- What this task involves:
Search the data for the string "with" and extract every line where it appears.

- Material provided:
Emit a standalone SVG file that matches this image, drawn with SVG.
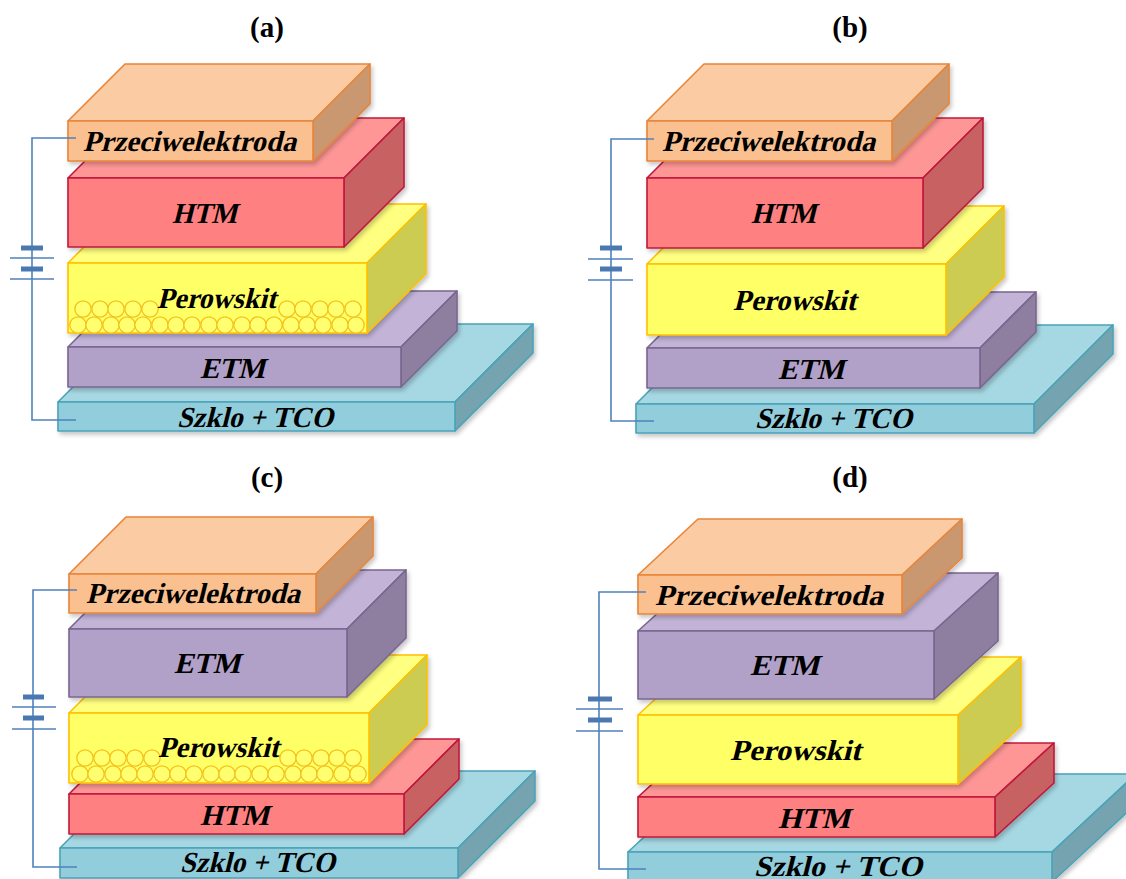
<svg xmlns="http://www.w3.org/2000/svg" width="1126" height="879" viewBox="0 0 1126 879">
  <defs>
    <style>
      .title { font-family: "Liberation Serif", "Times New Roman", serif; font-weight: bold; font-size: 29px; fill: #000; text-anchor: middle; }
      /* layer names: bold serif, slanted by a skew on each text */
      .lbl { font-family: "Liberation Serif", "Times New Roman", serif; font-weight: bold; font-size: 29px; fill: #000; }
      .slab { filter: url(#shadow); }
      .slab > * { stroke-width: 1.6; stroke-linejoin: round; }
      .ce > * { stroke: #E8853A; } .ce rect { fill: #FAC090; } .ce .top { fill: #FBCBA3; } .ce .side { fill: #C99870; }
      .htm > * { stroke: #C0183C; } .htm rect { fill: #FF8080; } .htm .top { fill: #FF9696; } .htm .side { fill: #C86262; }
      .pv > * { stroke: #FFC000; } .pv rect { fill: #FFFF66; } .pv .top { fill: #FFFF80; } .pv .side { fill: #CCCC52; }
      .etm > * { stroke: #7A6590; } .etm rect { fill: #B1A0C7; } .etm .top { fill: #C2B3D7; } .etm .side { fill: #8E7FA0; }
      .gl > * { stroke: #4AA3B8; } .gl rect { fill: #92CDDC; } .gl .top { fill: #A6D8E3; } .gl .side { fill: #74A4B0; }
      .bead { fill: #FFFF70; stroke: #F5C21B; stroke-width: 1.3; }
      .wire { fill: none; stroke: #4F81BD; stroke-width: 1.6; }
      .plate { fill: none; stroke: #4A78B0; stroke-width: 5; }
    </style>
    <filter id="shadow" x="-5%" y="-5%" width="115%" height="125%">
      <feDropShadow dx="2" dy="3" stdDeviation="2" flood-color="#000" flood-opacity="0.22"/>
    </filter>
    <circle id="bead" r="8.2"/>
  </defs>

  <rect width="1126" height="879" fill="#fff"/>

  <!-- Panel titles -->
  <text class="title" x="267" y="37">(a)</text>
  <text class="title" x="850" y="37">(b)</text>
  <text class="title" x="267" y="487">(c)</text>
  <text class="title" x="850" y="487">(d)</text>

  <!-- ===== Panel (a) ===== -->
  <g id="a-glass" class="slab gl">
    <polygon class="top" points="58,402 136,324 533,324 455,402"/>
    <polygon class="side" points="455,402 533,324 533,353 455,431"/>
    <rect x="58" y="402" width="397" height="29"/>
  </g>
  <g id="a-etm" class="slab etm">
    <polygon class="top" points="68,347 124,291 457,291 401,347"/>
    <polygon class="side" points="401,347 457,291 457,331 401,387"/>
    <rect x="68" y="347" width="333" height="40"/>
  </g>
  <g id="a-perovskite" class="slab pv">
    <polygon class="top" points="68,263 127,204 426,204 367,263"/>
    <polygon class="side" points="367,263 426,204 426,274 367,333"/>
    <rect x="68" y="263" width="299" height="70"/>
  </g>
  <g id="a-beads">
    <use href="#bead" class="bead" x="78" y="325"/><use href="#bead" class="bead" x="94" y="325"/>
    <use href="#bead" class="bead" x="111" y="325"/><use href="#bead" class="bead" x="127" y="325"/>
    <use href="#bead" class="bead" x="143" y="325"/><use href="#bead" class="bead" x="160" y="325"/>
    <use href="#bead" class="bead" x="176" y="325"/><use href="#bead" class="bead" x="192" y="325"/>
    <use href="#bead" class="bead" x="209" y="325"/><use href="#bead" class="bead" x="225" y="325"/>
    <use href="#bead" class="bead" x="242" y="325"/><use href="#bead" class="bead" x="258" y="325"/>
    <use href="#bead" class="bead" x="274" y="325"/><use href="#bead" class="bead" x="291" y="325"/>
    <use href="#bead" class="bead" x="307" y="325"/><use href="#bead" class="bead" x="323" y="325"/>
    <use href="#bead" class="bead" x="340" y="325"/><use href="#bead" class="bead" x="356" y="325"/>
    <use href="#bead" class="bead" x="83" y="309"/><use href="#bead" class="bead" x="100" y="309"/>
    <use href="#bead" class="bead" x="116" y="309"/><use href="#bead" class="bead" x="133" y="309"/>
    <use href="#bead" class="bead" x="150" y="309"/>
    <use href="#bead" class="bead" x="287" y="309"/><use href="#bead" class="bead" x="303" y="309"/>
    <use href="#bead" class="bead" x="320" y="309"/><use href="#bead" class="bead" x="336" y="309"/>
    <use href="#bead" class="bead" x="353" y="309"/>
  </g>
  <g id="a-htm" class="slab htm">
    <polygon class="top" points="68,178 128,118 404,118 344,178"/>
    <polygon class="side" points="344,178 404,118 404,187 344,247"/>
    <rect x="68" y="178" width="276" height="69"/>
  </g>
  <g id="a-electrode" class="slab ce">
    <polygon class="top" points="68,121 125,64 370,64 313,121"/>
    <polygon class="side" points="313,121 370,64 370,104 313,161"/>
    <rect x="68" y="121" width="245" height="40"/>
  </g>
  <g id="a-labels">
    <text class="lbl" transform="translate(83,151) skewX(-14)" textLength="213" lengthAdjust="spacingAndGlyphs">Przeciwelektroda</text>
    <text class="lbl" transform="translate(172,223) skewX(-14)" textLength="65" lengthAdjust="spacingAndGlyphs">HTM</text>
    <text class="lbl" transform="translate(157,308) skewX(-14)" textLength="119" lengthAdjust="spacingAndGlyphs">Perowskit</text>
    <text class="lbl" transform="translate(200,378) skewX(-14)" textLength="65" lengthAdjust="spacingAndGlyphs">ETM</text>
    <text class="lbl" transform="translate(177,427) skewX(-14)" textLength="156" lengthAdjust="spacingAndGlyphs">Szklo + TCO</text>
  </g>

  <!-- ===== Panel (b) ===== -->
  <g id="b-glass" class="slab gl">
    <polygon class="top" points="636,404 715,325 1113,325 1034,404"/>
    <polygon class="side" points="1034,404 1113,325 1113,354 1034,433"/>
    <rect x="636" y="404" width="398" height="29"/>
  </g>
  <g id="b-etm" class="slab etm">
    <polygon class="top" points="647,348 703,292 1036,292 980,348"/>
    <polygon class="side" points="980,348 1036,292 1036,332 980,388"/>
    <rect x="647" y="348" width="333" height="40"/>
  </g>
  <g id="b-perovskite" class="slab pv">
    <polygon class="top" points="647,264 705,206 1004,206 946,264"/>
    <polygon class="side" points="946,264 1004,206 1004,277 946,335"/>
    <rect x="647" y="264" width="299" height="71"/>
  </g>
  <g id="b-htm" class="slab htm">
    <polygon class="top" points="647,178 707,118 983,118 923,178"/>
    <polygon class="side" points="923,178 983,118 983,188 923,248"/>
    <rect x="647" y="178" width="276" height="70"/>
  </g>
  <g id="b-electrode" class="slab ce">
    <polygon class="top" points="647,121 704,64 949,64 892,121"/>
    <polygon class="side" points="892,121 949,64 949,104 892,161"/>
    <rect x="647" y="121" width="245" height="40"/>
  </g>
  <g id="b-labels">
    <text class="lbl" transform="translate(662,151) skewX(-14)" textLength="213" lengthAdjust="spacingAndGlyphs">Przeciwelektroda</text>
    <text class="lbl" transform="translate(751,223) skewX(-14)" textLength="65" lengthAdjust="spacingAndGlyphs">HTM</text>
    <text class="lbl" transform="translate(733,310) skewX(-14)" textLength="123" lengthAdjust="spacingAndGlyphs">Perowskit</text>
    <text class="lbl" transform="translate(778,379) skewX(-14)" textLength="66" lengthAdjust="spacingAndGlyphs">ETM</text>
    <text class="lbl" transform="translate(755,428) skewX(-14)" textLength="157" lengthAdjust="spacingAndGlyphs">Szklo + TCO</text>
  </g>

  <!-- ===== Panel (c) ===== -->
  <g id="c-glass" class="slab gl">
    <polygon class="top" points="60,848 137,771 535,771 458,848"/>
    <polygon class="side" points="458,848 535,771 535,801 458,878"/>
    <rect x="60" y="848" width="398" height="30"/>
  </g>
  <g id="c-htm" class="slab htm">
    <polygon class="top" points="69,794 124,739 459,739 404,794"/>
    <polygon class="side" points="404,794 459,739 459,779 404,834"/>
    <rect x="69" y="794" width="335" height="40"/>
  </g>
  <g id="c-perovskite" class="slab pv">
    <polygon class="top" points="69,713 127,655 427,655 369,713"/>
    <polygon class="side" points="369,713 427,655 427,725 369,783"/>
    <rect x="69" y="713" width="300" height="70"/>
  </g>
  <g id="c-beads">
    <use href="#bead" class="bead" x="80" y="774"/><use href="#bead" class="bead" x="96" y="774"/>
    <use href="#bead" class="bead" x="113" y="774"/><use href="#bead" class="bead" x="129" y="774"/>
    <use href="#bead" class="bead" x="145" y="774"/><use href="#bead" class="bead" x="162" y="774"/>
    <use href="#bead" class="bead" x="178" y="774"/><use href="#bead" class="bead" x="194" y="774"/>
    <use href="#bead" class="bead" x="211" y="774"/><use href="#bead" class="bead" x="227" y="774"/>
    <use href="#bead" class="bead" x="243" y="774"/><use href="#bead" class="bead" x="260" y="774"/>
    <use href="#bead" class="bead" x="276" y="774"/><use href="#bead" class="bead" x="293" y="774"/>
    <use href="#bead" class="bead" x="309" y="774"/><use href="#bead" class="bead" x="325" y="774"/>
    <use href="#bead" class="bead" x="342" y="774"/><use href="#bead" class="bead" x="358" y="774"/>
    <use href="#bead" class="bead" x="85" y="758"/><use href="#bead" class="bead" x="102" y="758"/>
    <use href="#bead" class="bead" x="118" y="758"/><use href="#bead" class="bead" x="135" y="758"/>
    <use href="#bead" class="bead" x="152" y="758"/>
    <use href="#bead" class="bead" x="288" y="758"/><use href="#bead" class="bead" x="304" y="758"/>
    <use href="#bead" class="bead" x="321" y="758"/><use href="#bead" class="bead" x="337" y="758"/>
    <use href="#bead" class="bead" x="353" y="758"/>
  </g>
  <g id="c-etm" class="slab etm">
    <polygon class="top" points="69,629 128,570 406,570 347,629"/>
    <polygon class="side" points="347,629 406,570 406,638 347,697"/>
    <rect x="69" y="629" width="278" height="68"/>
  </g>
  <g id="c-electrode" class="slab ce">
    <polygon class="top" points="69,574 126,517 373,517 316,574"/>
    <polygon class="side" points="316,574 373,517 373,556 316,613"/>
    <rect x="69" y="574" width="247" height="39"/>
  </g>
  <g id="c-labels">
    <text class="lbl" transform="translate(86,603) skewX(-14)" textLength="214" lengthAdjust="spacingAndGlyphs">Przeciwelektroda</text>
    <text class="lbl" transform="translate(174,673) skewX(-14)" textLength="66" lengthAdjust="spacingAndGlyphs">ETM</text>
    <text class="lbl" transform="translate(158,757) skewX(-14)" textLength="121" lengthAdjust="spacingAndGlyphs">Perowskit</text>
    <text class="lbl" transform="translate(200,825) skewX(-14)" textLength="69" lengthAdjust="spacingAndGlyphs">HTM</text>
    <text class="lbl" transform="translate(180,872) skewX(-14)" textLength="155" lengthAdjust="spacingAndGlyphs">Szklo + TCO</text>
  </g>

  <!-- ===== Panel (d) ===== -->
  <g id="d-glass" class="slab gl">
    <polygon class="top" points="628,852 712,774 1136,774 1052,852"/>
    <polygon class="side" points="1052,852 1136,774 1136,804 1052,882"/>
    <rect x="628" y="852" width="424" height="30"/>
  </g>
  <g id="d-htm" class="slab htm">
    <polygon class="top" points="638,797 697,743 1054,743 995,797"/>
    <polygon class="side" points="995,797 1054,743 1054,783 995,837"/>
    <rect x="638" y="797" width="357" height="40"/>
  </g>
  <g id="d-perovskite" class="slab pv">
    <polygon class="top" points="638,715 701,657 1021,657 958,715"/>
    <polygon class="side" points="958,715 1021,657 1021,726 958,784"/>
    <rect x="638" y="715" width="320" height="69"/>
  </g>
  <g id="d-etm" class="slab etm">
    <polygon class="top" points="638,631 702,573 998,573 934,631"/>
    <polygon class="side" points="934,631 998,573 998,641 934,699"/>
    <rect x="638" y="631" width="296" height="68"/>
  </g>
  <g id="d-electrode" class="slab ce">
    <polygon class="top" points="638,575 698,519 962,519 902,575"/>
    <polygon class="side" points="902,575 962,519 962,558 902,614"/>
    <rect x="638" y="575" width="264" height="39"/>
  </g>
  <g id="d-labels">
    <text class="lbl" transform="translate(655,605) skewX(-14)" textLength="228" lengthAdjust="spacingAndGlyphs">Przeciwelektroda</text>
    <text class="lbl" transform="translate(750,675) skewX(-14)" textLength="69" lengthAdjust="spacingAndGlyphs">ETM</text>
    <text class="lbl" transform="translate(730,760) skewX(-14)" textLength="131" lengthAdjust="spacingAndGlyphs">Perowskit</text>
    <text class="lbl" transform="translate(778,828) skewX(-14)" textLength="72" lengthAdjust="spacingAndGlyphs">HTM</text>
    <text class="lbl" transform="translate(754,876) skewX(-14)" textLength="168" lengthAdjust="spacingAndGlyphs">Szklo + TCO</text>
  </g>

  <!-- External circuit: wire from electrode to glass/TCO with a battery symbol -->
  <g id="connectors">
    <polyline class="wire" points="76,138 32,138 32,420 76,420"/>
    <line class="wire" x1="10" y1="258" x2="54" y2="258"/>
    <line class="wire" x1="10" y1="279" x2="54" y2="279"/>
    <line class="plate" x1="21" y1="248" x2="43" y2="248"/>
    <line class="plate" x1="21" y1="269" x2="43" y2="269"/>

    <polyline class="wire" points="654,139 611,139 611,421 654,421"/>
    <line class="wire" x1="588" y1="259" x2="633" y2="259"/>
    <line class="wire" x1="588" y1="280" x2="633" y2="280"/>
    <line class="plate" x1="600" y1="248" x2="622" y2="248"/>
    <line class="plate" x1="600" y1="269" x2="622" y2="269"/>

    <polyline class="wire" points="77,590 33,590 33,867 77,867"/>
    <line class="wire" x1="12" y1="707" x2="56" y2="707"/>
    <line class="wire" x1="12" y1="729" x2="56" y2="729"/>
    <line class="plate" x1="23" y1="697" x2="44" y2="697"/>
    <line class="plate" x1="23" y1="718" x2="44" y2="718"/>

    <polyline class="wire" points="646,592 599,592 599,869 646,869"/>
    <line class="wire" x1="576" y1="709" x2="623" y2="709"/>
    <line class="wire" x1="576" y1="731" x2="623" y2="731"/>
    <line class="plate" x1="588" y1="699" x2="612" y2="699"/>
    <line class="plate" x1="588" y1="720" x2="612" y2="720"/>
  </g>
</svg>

- Task solution:
Emit a standalone SVG file that matches this image, drawn with SVG.
  <!-- External circuit: wire from electrode to glass/TCO with a battery symbol -->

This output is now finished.